What is a good synonym for "aligned" on a resume?

It depends on how you brought things together. Use "coordinated" when you got separate groups working as one, "unified" when you merged conflicting teams or systems, "reconciled" when you resolved a mismatch, "synchronized" when timing was the issue, and "rallied" when you built buy-in behind a goal. The most accurate verb is always the strongest.

What is another word for "aligned" that sounds more impressive?

"Coordinated," "unified," and "rallied" show active leadership rather than passive agreement, while "reconciled" and "built consensus" prove you resolved real conflict. The most impressive version pairs the verb with a result, such as "Coordinated 4 teams to ship 2 weeks early."
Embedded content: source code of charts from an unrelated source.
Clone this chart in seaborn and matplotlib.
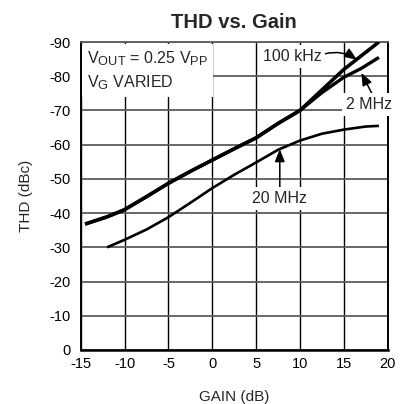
import matplotlib
matplotlib.use("Agg")
import matplotlib.pyplot as plt
import matplotlib._mathtext as _mt
import seaborn as sns
import pandas as pd

# ---- data ----
gain_100k = [-14.5, -12, -10, -7.5, -5, -2.5, 0, 2.5, 5, 7.5, 10, 12.5, 15, 17, 19]
thd_100k = [-36.8, -38.9, -41.0, -44.8, -48.7, -52.2, -55.5, -58.8, -62.0, -66.2, -70.0, -76.0, -82.0, -86.0, -90.0]

gain_2m = [-14.5, -12, -10, -7.5, -5, -2.5, 0, 2.5, 5, 7.5, 10, 12.5, 15, 17, 19]
thd_2m = [-36.8, -38.9, -41.0, -44.8, -48.7, -52.2, -55.5, -58.8, -62.0, -66.2, -70.0, -75.2, -79.7, -82.3, -85.5]

gain_20m = [-12, -10, -7.5, -5, -2.5, 0, 2.5, 5, 7.5, 10, 12.5, 15, 17.5, 19]
thd_20m = [-30.0, -32.2, -35.2, -38.8, -43.0, -47.3, -51.2, -54.8, -58.5, -61.2, -63.2, -64.4, -65.3, -65.5]

x_ticks = [-15, -10, -5, 0, 5, 10, 15, 20]
y_ticks = [0, -10, -20, -30, -40, -50, -60, -70, -80, -90]

title = "THD vs. Gain"
x_label = "GAIN (dB)"
y_label = "THD (dBc)"

sns.set_theme(style="white")
plt.rcParams["font.family"] = ["Liberation Sans", "DejaVu Sans"]
plt.rcParams["mathtext.fontset"] = "custom"
plt.rcParams["mathtext.rm"] = "Liberation Sans"
plt.rcParams["mathtext.it"] = "Liberation Sans"
plt.rcParams["mathtext.bf"] = "Liberation Sans:bold"
try:
    _mt.SHRINK_FACTOR = 0.8
except Exception:
    pass

fig = plt.figure(figsize=(4.03, 4.04), dpi=100)
ax = fig.add_axes([0.2002, 0.1337, 0.7618, 0.7623])

df100 = pd.DataFrame({"gain": gain_100k, "thd": thd_100k})
df2 = pd.DataFrame({"gain": gain_2m, "thd": thd_2m})
df20 = pd.DataFrame({"gain": gain_20m, "thd": thd_20m})

line_kw = dict(color="black", sort=False, zorder=4, solid_joinstyle="round", solid_capstyle="butt")
sns.lineplot(data=df2, x="gain", y="thd", ax=ax, linewidth=2.4, **line_kw)
sns.lineplot(data=df100, x="gain", y="thd", ax=ax, linewidth=2.6, **line_kw)
sns.lineplot(data=df20, x="gain", y="thd", ax=ax, linewidth=1.9, **line_kw)

ax.set_xlim(-15, 20)
ax.set_ylim(0, -90)
ax.set_xticks(x_ticks)
ax.set_yticks(y_ticks)
ax.set_xticklabels([str(v) for v in x_ticks])
ax.set_yticklabels([str(v) for v in y_ticks])
ax.tick_params(axis="both", length=0, labelsize=10.5, colors="black")
ax.tick_params(axis="y", pad=7)
ax.tick_params(axis="x", pad=5)

ax.set_axisbelow(True)
ax.yaxis.grid(True, color="#5c5c5c", lw=1.3)
ax.xaxis.grid(True, color="black", lw=1.0)

for side in ["left", "right", "bottom"]:
    ax.spines[side].set_color("black")
    ax.spines[side].set_linewidth(1.4)
ax.spines["bottom"].set_linewidth(1.8)
ax.spines["top"].set_color("#5c5c5c")
ax.spines["top"].set_linewidth(1.3)

ax.set_title(title, fontsize=14.5, fontweight="bold", pad=10)
ax.set_xlabel(x_label, fontsize=11, labelpad=14)
ax.set_ylabel(y_label, fontsize=11, labelpad=12)

box = dict(boxstyle="square,pad=0.25", fc="white", ec="none")

ax.text(-14.3, -88.0, "V$_{\\mathrm{OUT}}$ = 0.25 V$_{\\mathrm{PP}}$\nV$_{\\mathrm{G}}$ VARIED",
        ha="left", va="top", fontsize=11.5, linespacing=1.4,
        bbox=dict(boxstyle="square,pad=0.3", fc="white", ec="none"), zorder=3)

arrow_kw = dict(arrowstyle="-|>,head_length=0.65,head_width=0.26", color="black", lw=1.1, shrinkA=0, shrinkB=0)

ax.annotate("100 kHz", xy=(16.5, -84.8), xytext=(9.1, -85.8), ha="center", va="center", fontsize=11.5,
            bbox=box, zorder=3,
            arrowprops=dict(**arrow_kw, relpos=(1.0, 0.6), connectionstyle="arc3,rad=-0.25"))

ax.annotate("2 MHz", xy=(17.0, -81.0), xytext=(17.9, -71.6), ha="center", va="center", fontsize=11.5,
            bbox=box, zorder=3,
            arrowprops=dict(**arrow_kw, relpos=(0.6, 1.0)))

ax.annotate("20 MHz", xy=(7.7, -58.7), xytext=(7.7, -44.2), ha="center", va="center", fontsize=11.5,
            bbox=box, zorder=3,
            arrowprops=dict(**arrow_kw, relpos=(0.5, 1.0)))

fig.savefig("out.png", dpi=100, facecolor="white")
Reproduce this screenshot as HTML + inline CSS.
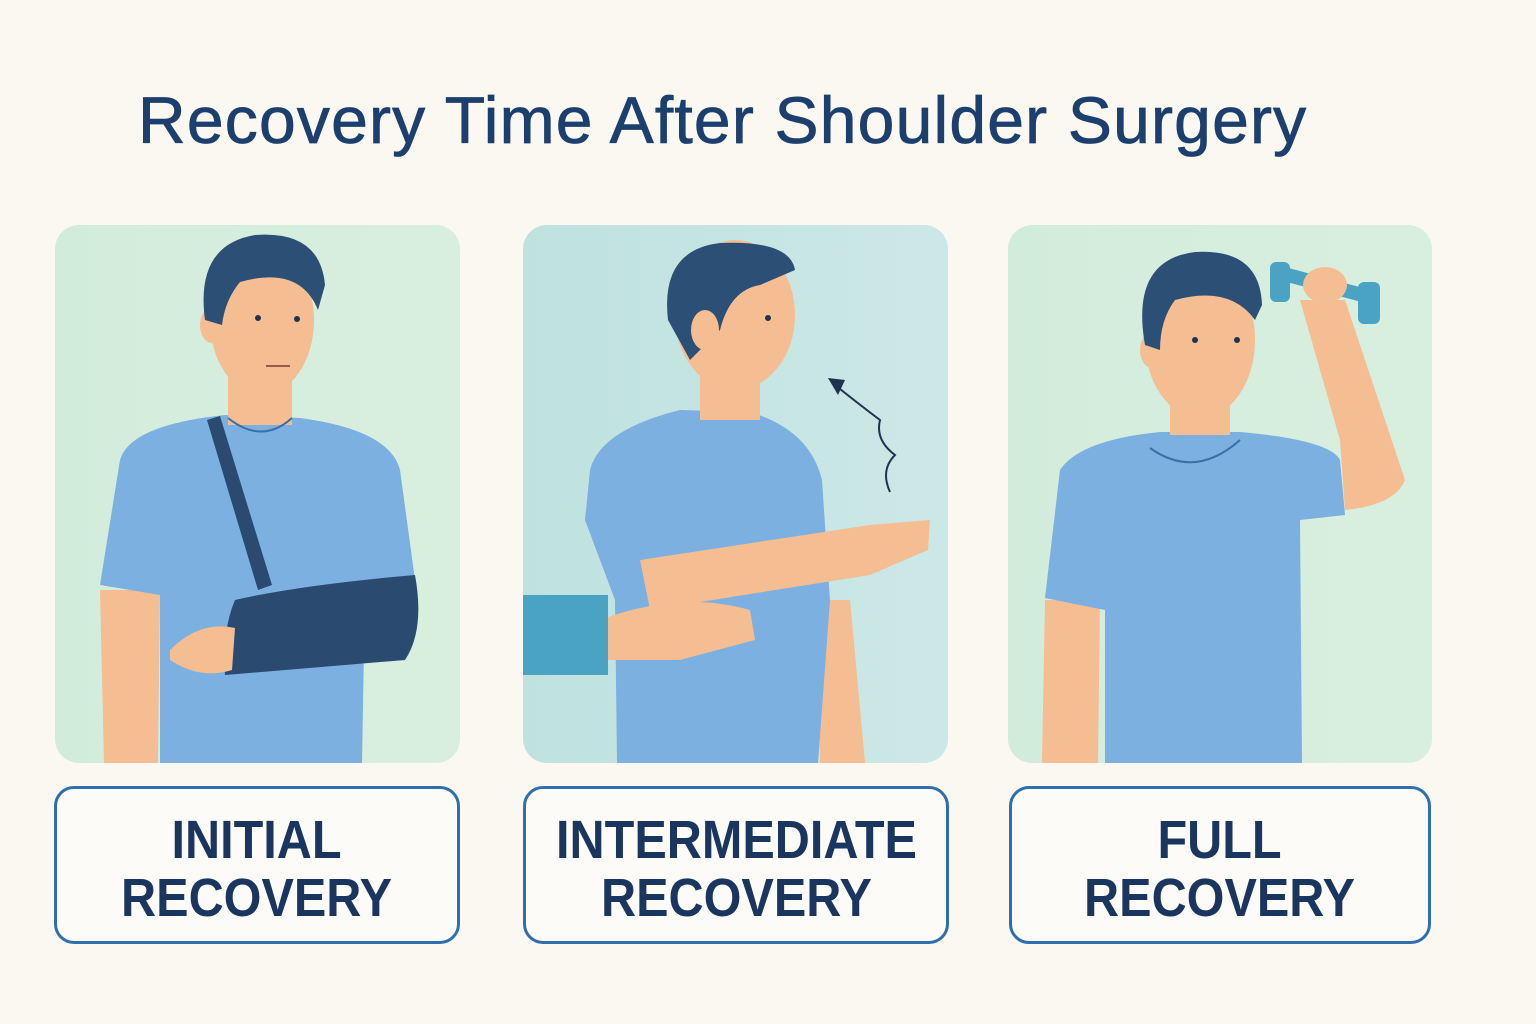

Is "aligned" a good resume word?

It is not wrong, but it reads as corporate filler — it implies things matched up without showing what you did to make that happen. Swapping it for a more specific verb, and adding a metric, makes the same accomplishment land much harder.

How many times should I use "aligned" on a resume?

Ideally once or not at all. "Aligned" is one of the most overused words in corporate resumes; repeating it flattens your bullets, while varying your action verbs shows a wider range of skills and keeps the reader engaged.

How do I choose the right synonym for "aligned"?

Ask what you actually did: got groups working together → "coordinated"; merged conflicting teams → "unified"; resolved a mismatch → "reconciled"; fixed timing across teams → "synchronized"; built buy-in → "rallied." Then add the result you achieved.